In DC generators, the commutator’s role is to rectify the AC induced in the armature into DC at the terminals. In DC motors, it does the complementary job: it takes DC at the brushes and produces a sequence of current reversals in the rotating coils.
- This waveform-shaping is critical for efficient electromagnetic interaction
- It keeps the magnetic fields properly oriented for maximum torque
- It allows relatively simple, low-frequency control (change DC voltage → change speed)
4. Enable speed and torque control in real applications
One of the big selling points of DC motors is that they’re easy to control: speed roughly tracks applied voltage, and torque follows current. The commutator quietly supports that simplicity.
With a good commutator:
- Speed can be smoothly regulated over a broad range just by adjusting voltage
- Direction can be reversed by swapping polarity, and the commutator keeps the internal current pattern consistent with that change
- Motors can deliver steady torque under varying load, because the commutator keeps refreshing which coils are doing work at each angle
In practice, this is why DC motors with commutators are used in:
- Power tools (drills, saws, grinders)
- Automotive systems (wipers, seat motors, window lifts, starters in older designs)
- Industrial drives and small actuators that need good low-speed torque and simple control
5. Commutator vs. “no commutator”: what actually changes?
Here’s a side-by-side view of what the commutator is really buying you:
| Aspect / Purpose | Without a Commutator | With a Commutator |
| Torque direction | Reverses every half turn → shaft rocks, not spins | Kept effectively unidirectional → continuous rotation |
| Current in rotor coils | Fixed direction relative to supply | Reversed in sync with rotor angle |
| External supply type | Needs more complex switching or AC linkage | Simple DC supply at brushes |
| Interface between stator and rotor | Twisted wires or complex slip arrangements | Robust brush–commutator system |
| Motor speed control | Harder; needs external electronics for commutation | Change DC voltage, motor speed follows relatively smoothly |
| Generator operation (same hardware) | Outputs AC directly | Commutator rectifies internal AC into DC at terminals |
| Maintenance | Less mechanical wear but more electronic complexity | Some wear at brushes/segments; simpler electronics |
| Typical applications | Brushless DC, induction, synchronous machines | Brushed DC motors, universal motors, many legacy machines |
The commutator is essentially a trade-off: more mechanical complexity and wear, in exchange for simpler electronics and very intuitive control.
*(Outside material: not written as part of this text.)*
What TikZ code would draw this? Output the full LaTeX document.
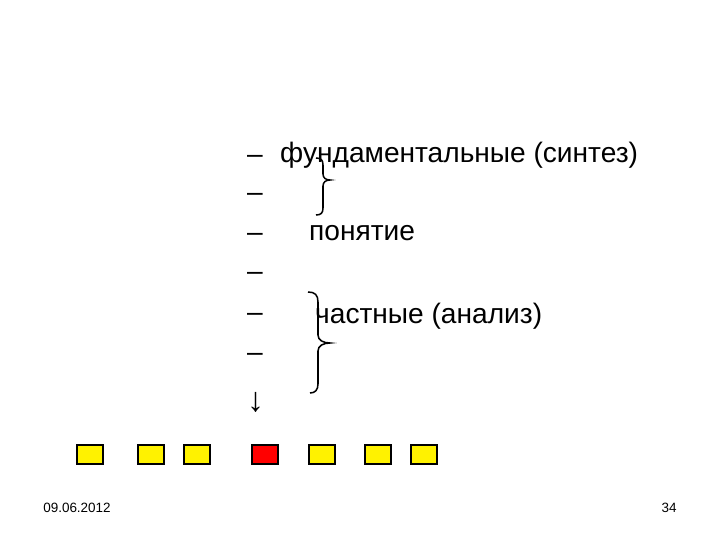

6. How the commutator differs in DC motors vs DC generators
Even though DC motors and DC generators can often be built from almost the same physical machine, the commutator’s role is viewed slightly differently:
- In a DC motor
- Feeds DC into the brushes
- Commutator ensures armature coils see alternating current direction appropriate for continuous torque
- Seen as providing current to armature conductors and “converting” the external DC into the internal AC pattern
- In a DC generator
- Armature conductors generate AC as they cut the magnetic field
- Commutator acts as a rectifier, flipping connections so output at the brushes is DC
- Collects the current from the armature and delivers it as a usable DC output
Same copper cylinder, different viewpoint: in one case it’s “feeding” the armature; in the other, it’s “harvesting” from it.
7. Commutator vs slip rings: why DC motors don’t use slip rings
Slip rings and commutators both let you connect to spinning parts, but they aren’t interchangeable.
- Slip rings
- Smooth, continuous rings
- Provide a constant connection (no switching)
- Common in AC machines where the rotor current need not be reversed by mechanical means
- Commutators
- Segmented rings
- Intentionally switch which segment is connected to which brush
- Used in DC motors to reverse the polarity of current in rotor windings and maintain unidirectional torque
If you replaced a commutator with slip rings in a DC motor, you’d lose the timed current reversal and the motor would no longer produce sustained unidirectional rotation without extra electronics.

8. How the commutator’s purpose shapes its design and maintenance
Because the commutator is doing high-stakes work — switching significant current at high surface speed — its design and condition have a huge impact on motor performance.
A few practical consequences of its role:
- Segment geometry and material
- Copper segments must handle high current density and stay smooth to avoid arcing and excess wear
- Insulation (often mica) must endure both heat and mechanical abrasion
- Brush material and pressure
- Brushes must make solid electrical contact without destroying the commutator surface
- Too little pressure → sparking and poor commutation
- Too much pressure → overheating and rapid wear of both brushes and commutator
- Commutation quality
- The timing of reversal (brush position vs magnetic neutral plane) affects sparking
- Poor commutation can cause:
- Visible sparking
- Excessive brush wear
- Radio interference
- Local overheating of segments
- Maintenance philosophy
- Regular inspection, brush replacement, and commutator resurfacing (turning/polishing) extend motor life
- Design choices (more segments, higher-quality materials) reduce stress on each switching event, improving performance at higher speeds and loads
9. Bringing it all together
The commutator isn’t just “that copper thing with brushes.” In a DC motor, it is:
- The mechanical brain that decides which rotor coils are energized and in which direction
- The bridge between a quiet, steady DC supply and a violently spinning electromagnetic machine
- The timing mechanism that keeps torque marching in a single direction, turning jerky forces into smooth rotation
It reverses current at precisely the right moments, maintains contact between the stationary and rotating parts, shapes the internal current waveforms, and enables straightforward speed and torque control — all at once.